- Task
Please print the lines between the one with "Emit a LaTeX" and the one with "(lsz.east) -| (b3);", both ends included, exactly as written, with no pictures.

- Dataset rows

--- begin ---

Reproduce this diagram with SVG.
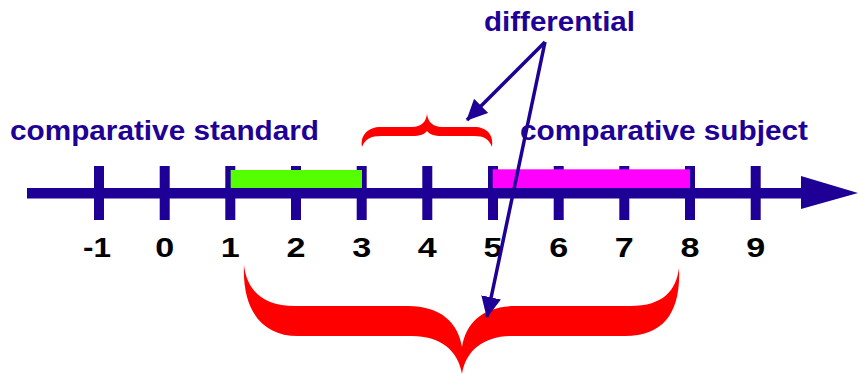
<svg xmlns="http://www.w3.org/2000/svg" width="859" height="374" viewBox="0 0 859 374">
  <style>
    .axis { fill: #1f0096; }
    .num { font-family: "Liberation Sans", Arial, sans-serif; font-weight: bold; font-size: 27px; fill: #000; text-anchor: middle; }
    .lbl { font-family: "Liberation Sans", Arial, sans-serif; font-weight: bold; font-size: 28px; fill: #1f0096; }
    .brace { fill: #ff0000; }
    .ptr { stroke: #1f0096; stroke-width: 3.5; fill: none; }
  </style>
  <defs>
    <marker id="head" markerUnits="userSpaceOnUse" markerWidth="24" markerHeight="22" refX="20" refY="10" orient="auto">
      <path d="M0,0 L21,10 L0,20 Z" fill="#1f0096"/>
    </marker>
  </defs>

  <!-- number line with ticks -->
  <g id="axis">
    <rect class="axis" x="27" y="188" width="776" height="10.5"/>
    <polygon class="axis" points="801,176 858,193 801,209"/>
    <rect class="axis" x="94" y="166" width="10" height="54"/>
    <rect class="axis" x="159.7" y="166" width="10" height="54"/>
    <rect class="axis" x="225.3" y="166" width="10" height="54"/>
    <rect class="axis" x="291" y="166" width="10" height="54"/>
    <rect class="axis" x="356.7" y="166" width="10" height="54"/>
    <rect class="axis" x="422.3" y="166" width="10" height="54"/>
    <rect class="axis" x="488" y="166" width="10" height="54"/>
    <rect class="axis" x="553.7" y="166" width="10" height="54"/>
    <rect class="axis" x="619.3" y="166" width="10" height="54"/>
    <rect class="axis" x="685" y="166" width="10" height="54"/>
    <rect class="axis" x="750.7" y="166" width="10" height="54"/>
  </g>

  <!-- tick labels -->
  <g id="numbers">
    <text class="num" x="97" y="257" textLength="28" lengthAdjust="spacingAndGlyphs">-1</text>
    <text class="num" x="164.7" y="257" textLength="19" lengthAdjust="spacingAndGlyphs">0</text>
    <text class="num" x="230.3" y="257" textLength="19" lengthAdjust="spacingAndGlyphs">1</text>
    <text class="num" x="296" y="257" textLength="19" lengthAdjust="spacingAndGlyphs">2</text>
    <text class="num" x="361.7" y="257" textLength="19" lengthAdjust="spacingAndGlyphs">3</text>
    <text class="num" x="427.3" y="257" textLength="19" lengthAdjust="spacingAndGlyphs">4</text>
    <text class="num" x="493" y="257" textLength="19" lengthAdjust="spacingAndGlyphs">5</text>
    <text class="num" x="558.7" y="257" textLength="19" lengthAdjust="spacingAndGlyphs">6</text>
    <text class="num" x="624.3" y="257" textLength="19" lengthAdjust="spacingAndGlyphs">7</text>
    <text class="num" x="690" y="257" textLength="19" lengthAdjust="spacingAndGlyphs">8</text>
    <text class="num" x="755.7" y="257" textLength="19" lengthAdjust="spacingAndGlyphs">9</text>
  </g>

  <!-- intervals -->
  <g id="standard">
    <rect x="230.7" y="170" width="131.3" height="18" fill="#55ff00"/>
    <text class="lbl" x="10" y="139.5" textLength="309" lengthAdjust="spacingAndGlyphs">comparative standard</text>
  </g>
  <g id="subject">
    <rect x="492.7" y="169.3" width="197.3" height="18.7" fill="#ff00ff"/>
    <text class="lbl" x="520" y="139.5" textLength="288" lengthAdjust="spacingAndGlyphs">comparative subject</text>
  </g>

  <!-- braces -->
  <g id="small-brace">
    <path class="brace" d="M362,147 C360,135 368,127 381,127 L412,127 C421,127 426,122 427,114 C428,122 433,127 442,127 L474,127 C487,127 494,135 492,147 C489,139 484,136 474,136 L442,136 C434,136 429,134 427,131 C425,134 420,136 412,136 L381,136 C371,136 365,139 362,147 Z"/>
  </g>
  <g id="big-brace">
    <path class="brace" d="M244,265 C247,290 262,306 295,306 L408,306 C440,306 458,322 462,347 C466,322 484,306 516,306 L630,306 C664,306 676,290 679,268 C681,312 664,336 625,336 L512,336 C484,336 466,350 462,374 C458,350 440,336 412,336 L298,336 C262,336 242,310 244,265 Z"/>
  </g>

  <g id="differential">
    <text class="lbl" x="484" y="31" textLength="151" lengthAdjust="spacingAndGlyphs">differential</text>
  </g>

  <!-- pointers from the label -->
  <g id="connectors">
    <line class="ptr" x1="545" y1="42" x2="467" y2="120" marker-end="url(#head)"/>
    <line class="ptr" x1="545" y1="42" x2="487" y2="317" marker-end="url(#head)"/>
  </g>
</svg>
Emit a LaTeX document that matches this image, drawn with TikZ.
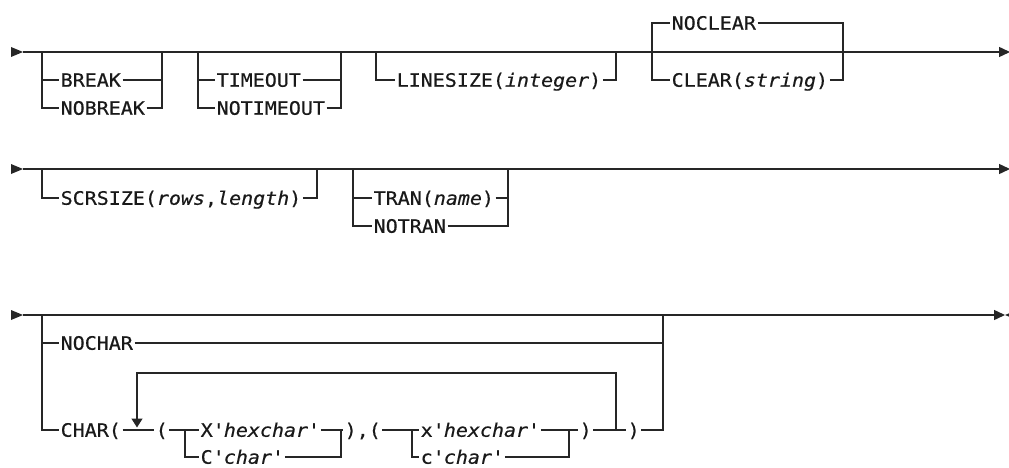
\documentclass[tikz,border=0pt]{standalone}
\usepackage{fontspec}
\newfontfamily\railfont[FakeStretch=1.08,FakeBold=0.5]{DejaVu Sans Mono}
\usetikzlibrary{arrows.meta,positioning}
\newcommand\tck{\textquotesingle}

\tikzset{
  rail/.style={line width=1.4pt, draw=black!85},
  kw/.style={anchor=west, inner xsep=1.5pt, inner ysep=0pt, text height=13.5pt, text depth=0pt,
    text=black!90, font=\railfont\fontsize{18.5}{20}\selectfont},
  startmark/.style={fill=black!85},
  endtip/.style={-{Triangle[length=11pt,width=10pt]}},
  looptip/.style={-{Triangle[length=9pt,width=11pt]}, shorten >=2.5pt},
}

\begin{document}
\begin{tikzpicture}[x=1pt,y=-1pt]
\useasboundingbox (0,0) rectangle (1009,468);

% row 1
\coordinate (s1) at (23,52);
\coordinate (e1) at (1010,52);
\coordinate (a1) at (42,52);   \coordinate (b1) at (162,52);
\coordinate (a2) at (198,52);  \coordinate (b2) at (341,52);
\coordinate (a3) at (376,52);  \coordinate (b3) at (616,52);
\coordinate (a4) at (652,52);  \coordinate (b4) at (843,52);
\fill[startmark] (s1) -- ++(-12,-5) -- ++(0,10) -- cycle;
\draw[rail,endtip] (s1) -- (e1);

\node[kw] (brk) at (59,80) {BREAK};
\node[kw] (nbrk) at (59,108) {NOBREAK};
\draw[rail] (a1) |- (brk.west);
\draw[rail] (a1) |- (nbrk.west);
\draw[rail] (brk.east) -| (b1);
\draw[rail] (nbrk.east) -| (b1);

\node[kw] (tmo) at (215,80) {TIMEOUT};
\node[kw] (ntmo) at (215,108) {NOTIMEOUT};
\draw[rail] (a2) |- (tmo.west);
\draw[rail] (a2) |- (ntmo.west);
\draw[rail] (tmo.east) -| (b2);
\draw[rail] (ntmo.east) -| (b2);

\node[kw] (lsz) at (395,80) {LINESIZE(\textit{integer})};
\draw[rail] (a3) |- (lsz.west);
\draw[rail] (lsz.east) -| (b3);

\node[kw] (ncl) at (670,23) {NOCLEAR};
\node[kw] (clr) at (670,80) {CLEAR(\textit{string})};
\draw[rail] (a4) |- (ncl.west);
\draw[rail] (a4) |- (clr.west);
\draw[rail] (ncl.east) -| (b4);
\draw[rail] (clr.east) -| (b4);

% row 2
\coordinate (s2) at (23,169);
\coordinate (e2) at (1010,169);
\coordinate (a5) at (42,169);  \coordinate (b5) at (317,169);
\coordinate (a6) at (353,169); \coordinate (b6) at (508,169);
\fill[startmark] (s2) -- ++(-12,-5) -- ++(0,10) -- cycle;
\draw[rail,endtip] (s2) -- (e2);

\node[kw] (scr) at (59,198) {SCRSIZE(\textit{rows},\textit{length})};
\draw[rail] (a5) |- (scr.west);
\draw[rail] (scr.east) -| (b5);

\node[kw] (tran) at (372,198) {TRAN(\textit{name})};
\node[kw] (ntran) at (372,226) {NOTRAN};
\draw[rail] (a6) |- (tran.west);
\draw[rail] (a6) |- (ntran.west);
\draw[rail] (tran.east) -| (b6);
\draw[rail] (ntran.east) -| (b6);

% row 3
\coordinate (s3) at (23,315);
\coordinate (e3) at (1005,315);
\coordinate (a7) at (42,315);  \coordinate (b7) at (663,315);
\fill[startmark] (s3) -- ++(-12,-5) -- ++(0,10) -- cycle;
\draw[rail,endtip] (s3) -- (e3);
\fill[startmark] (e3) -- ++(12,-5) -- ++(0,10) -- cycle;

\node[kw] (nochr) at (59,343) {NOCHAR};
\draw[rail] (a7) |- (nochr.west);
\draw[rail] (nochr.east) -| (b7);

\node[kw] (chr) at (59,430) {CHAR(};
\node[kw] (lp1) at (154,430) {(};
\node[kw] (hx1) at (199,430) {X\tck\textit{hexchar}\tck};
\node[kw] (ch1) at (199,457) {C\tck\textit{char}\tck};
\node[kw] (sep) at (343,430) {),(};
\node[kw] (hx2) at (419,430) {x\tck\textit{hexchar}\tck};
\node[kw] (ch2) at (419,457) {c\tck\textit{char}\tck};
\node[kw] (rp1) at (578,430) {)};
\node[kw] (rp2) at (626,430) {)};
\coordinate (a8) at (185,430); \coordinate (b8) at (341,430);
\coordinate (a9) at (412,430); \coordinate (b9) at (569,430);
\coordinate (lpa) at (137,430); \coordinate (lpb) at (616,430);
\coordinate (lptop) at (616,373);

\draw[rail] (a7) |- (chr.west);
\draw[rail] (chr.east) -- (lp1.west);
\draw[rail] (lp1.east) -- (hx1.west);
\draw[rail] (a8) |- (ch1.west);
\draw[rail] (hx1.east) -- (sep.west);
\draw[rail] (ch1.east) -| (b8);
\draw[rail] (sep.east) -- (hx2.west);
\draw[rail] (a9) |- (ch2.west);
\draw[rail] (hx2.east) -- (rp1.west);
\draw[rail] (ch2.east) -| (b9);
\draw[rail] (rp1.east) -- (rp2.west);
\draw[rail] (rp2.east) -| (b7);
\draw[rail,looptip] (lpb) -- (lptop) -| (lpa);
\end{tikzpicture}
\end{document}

--- end ---

- Output below
Emit a LaTeX document that matches this image, drawn with TikZ.
\documentclass[tikz,border=0pt]{standalone}
\usepackage{fontspec}
\newfontfamily\railfont[FakeStretch=1.08,FakeBold=0.5]{DejaVu Sans Mono}
\usetikzlibrary{arrows.meta,positioning}
\newcommand\tck{\textquotesingle}

\tikzset{
  rail/.style={line width=1.4pt, draw=black!85},
  kw/.style={anchor=west, inner xsep=1.5pt, inner ysep=0pt, text height=13.5pt, text depth=0pt,
    text=black!90, font=\railfont\fontsize{18.5}{20}\selectfont},
  startmark/.style={fill=black!85},
  endtip/.style={-{Triangle[length=11pt,width=10pt]}},
  looptip/.style={-{Triangle[length=9pt,width=11pt]}, shorten >=2.5pt},
}

\begin{document}
\begin{tikzpicture}[x=1pt,y=-1pt]
\useasboundingbox (0,0) rectangle (1009,468);

% row 1
\coordinate (s1) at (23,52);
\coordinate (e1) at (1010,52);
\coordinate (a1) at (42,52);   \coordinate (b1) at (162,52);
\coordinate (a2) at (198,52);  \coordinate (b2) at (341,52);
\coordinate (a3) at (376,52);  \coordinate (b3) at (616,52);
\coordinate (a4) at (652,52);  \coordinate (b4) at (843,52);
\fill[startmark] (s1) -- ++(-12,-5) -- ++(0,10) -- cycle;
\draw[rail,endtip] (s1) -- (e1);

\node[kw] (brk) at (59,80) {BREAK};
\node[kw] (nbrk) at (59,108) {NOBREAK};
\draw[rail] (a1) |- (brk.west);
\draw[rail] (a1) |- (nbrk.west);
\draw[rail] (brk.east) -| (b1);
\draw[rail] (nbrk.east) -| (b1);

\node[kw] (tmo) at (215,80) {TIMEOUT};
\node[kw] (ntmo) at (215,108) {NOTIMEOUT};
\draw[rail] (a2) |- (tmo.west);
\draw[rail] (a2) |- (ntmo.west);
\draw[rail] (tmo.east) -| (b2);
\draw[rail] (ntmo.east) -| (b2);

\node[kw] (lsz) at (395,80) {LINESIZE(\textit{integer})};
\draw[rail] (a3) |- (lsz.west);
\draw[rail] (lsz.east) -| (b3);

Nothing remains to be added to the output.